这并不是说,带有副作用的指令不能使用,但是必须小心,如果没有使用输出操作数,或者将它们移动到了循环之外,
或者如果它们组成了一个通用的字表达式因而将2个替换成了一个的话,编译器会消除副作用。
还有,如果你的指令对一个变量确实有副作用,然而该变量看起来却没有改变,该变量之前的值,如果碰巧在一个寄存器中被发现,它或许会被重用的。
You can prevent an ‘asm’ instruction from being deleted, moved significantly, or combined, by writing the keyword ‘volatile’ after the ‘asm’. For example:
#define set_priority(x) /
asm volatile (“set_priority %0” /
: /* no outputs */ /
: “g” (x))
An instruction without output operands will not be deleted or moved significantly, regardless, unless it is unreachable.
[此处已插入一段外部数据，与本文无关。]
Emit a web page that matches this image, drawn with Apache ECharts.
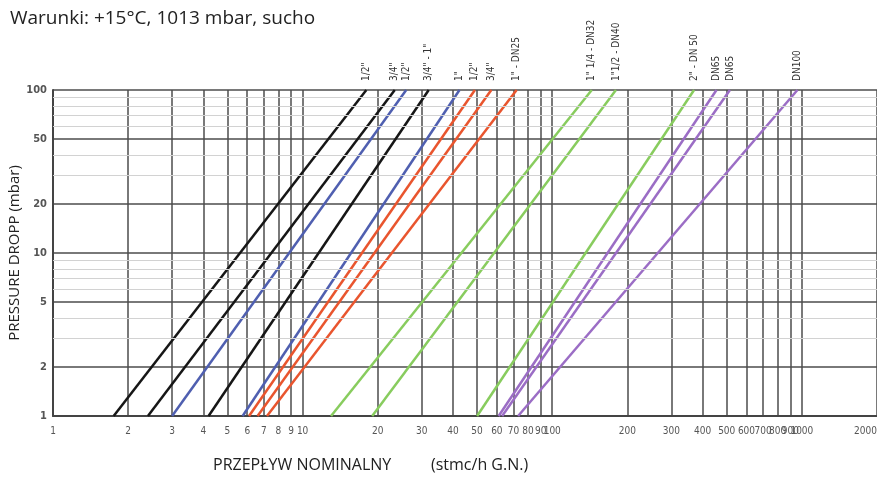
<!DOCTYPE html>
<html>
<head>
<meta charset="utf-8">
<script src="https://cdn.jsdelivr.net/npm/echarts@6/dist/echarts.min.js"></script>
<style>
html,body{margin:0;padding:0;background:#fff;}
#chart{width:877px;height:479px;}
</style>
</head>
<body>
<div id="chart"></div>
<script>
// ---- data ----
const lineNames = ['1/2"', '3/4"', '1/2"', '3/4" - 1"', '1"', '1/2"', '3/4"', '1" - DN25',
  '1" 1/4 - DN32', '1"1/2 - DN40', '2" - DN 50', 'DN65', 'DN65', 'DN100'];
const lineColors = ['#161616', '#161616', '#4f5fb0', '#161616', '#4f5fb0', '#e9552e', '#e9552e', '#e9552e',
  '#88cc5e', '#88cc5e', '#88cc5e', '#9b6dc5', '#9b6dc5', '#9b6dc5'];
// flow (stmc/h) at 1 mbar and at 100 mbar pressure drop
const flowAt1 = [1.75, 2.4, 3.0, 4.2, 5.75, 6.1, 6.6, 7.2, 13, 19, 50, 61, 63, 73];
const flowAt100 = [18, 23.4, 26, 32, 42.5, 49, 57, 72, 144, 180, 370, 455, 515, 960];
const pressureEnds = [1, 100];
const xTicks = [1, 2, 3, 4, 5, 6, 7, 8, 9, 10, 20, 30, 40, 50, 60, 70, 80, 90, 100,
  200, 300, 400, 500, 600, 700, 800, 900, 1000, 2000];
const yTicks = [1, 2, 5, 10, 20, 50, 100];
const yMinorLines = [3, 4, 6, 7, 8, 9, 30, 40, 60, 70, 80, 90];

const narrow = "'Liberation Sans Narrow', 'DejaVu Sans Condensed', Roboto, sans-serif";

const series = lineNames.map((name, i) => ({
  name: name,
  type: 'line',
  z: 3,
  data: [[flowAt1[i], pressureEnds[0]], [flowAt100[i], pressureEnds[1]]],
  symbol: 'none',
  lineStyle: { color: lineColors[i], width: 2.5 },
  silent: true,
  animation: false,
  markPoint: {
    symbol: 'circle',
    symbolSize: 0,
    silent: true,
    data: [{ coord: [flowAt100[i], pressureEnds[1]] }],
    label: {
      show: true,
      formatter: name,
      position: [0, -9],
      rotate: 90,
      align: 'left',
      verticalAlign: 'middle',
      color: '#333',
      fontSize: 10,
      fontFamily: narrow
    }
  }
}));

series.unshift({
  type: 'line',
  z: 1,
  data: [],
  silent: true,
  animation: false,
  markLine: {
    silent: true,
    symbol: 'none',
    animation: false,
    label: { show: false },
    lineStyle: { color: '#d2d2d2', width: 1, type: 'solid' },
    data: yMinorLines.map(v => ({ yAxis: v }))
  }
});

const bodyFont = "'Open Sans', sans-serif";
const chart = echarts.init(document.getElementById('chart'));
chart.setOption({
  animation: false,
  backgroundColor: '#fff',
  title: {
    text: 'Warunki: +15°C, 1013 mbar, sucho',
    left: 5, top: 4,
    textStyle: { fontSize: 19, fontWeight: 'normal', color: '#222', fontFamily: bodyFont }
  },
  graphic: [{
    type: 'text', left: 213, top: 457,
    style: { text: 'PRZEPŁYW NOMINALNY', fontSize: 16, fill: '#222', fontFamily: bodyFont }
  }, {
    type: 'text', left: 431, top: 457,
    style: { text: '(stmc/h G.N.)', fontSize: 16, fill: '#222', fontFamily: bodyFont }
  }],
  grid: { left: 53, right: 0, top: 90, bottom: 63, containLabel: false, outerBoundsMode: 'none' },
  xAxis: {
    type: 'log', logBase: 10, min: 1, max: 2000,
    axisLine: { show: true, lineStyle: { color: '#444', width: 2 } },
    axisTick: { show: false, customValues: xTicks },
    axisLabel: {
      customValues: xTicks, formatter: v => String(v), margin: 10, interval: 0, hideOverlap: false,
      showMinLabel: true, showMaxLabel: true,
      color: '#555', fontSize: 10, fontFamily: narrow, alignMaxLabel: 'right'
    },
    splitLine: { show: true, lineStyle: { color: '#4d4d4d', width: 1.5 } }
  },
  yAxis: {
    type: 'log', logBase: 10, min: 1, max: 100,
    name: 'PRESSURE DROPP (mbar)', nameLocation: 'middle', nameGap: 31, nameMoveOverlap: false,
    nameTextStyle: { fontSize: 15, color: '#222', fontFamily: bodyFont },
    axisLine: { show: true, lineStyle: { color: '#444', width: 2 } },
    axisTick: { show: false, customValues: yTicks },
    axisLabel: {
      customValues: yTicks, formatter: v => String(v), margin: 6,
      color: '#555', fontSize: 11, fontFamily: narrow, fontWeight: 'bold'
    },
    splitLine: { show: true, lineStyle: { color: '#4d4d4d', width: 1.5 } }
  },
  series: series
});
</script>
</body>
</html>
可以通过在'asm'之后写上关键字'volatile'来防止'asm'指令被删除,被移动,或者被合并。
例如:
#define set_priority(x) /
asm volatile("set_priority %0" /
:/*no outputs*/ /
:"g"(x))
没有输出操作数的指令不会被删除或者移动,除非,该指令不会得到执行。
Note that even a volatile ‘asm’ instruction can be moved in ways that appear insignifi-
cant to the compiler, such as across jump instructions. You can’t expect a sequence of volatile ‘asm’ instructions to remain perfectly consecutive. If you want consecutive output,
use a single ‘asm’.
注意,即使volatile 'asm'指令也可能以对编译器而言无足轻重的方式进行移动,例如,通过jump指令。你并不能期望volatile 'asm'指令的序列保持完美的连续性。如果你想要连续的输出,使用单个的'asm'。
It is a natural idea to look for a way to give access to the condition code left by the
assembler instruction. However, when we attempted to implement this, we found no way
to make it work reliably. The problem is that output operands might need reloading, which
would result in additional following “store” instructions. On most machines, these
instructions would alter the condition code before there was time to test it. This problem
doesn’t arise for ordinary “test” and “compare” instructions because they don’t have any
output operands.
寻找一个方法访问汇编器指令留下的condition code是很自然的想法。然而,当我们尝试将其实现的时候,我们发现并不能找到让它稳定工作的方法。问题就在于,输出操作数可能需要重载,而这会引起另外的随后的'store'指令。在大多数的机器上,在能够有时间测试condition code之前,这些指令就已经改变了它。对于通常的'test'和'compare'指令,该问题就不会出现,因为,这些指令没有输出操作数。
If you are writing a header file that should be includable in ANSI C programs, write ‘__asm__’ instead of ‘asm’. *Note Alternate Keywords::.
如果你正在写需要被包含在ANSI C程序里的头文件的话,使用'__asm__'而不是'asm'。
这篇翻译就结束了,由于个人的理解也不是很深,有些地方可能是写了表面的意思,不过还好,有英文原文对照,希望没有污了各位的眼。